Ricordare tutte le difficoltà è complicato: gli infortuni, i contagi Covid, l’impresa del pareggio a Torino che rappresenta uno degli “sliding doors” del campionato, il peso psicologico delle tre sconfitte interne consecutive contro Atalanta, Empoli e Spezia, la mazzata inflitta dal Barcellona, il capitano a scadenza che inevitabilmente ha patito la situazione, i tormenti di Mertens che a suo modo sta incidendo anche in questa stagione.
Non era facile, Spalletti ha guidato tutti, anche l’ambiente evitando gli alibi, senza piangersi addosso nei momenti complicati. Ora tocca a Napoli godersi il viaggio da sostenitori. Lo scudetto non è un pranzo di gala, bisogna strapparlo a Milano con l’ausilio straordinario di tutti.

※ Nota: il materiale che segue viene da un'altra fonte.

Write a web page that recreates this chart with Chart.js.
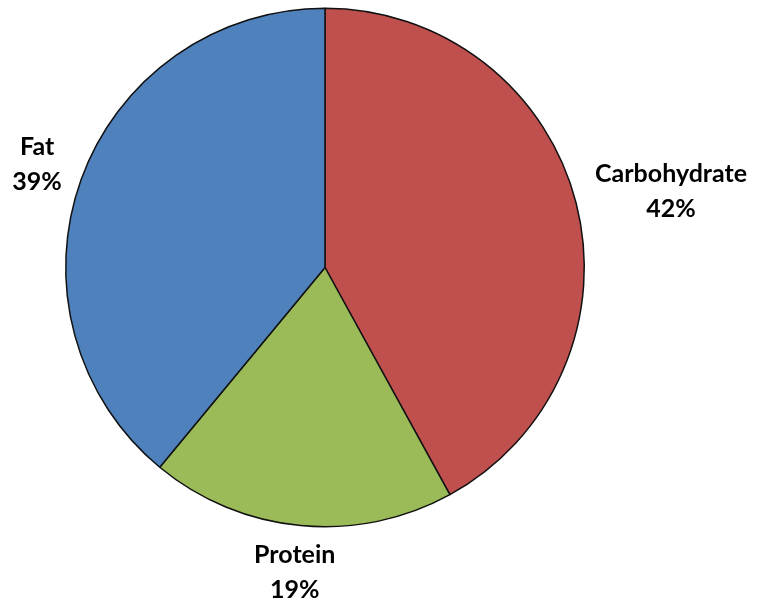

Contro la Fiorentina un’altra sfida tosta senza Anguissa che a Verona ha cambiato il Napoli
Contro la Fiorentina sarà un’altra sfida tosta, la Viola anche senza Vlahovic può inseguire il sogno di tornare in Europa dopo cinque anni. È una squadra completa, che sa far tutto, ha una buona qualità di palleggio ma allo stesso tempo con la difesa alta sa calarsi anche nei duelli stile Atalanta, cercando tanto le corsie laterali.
Servirà ancora un grande Napoli, stavolta con Osimhen e Rrahmani ma ancora senza Di Lorenzo, Petagna e Anguissa squalificato, il suo inserimento da titolare nella gara di Verona ha cambiato il Napoli. Si perderà un po’ di fisicità ma in mezzo al campo le alternative non mancano, questa squadra merita solo amore, accompagnatela!
“È troppo alta la posta in palio, sono quei carri che per me non ripassano più sicuramente ma anche per qualcuno dei calciatori, è ora il momento di giocarsela”, queste parole di Spalletti valgono per tutti, non solo nello spogliatoio.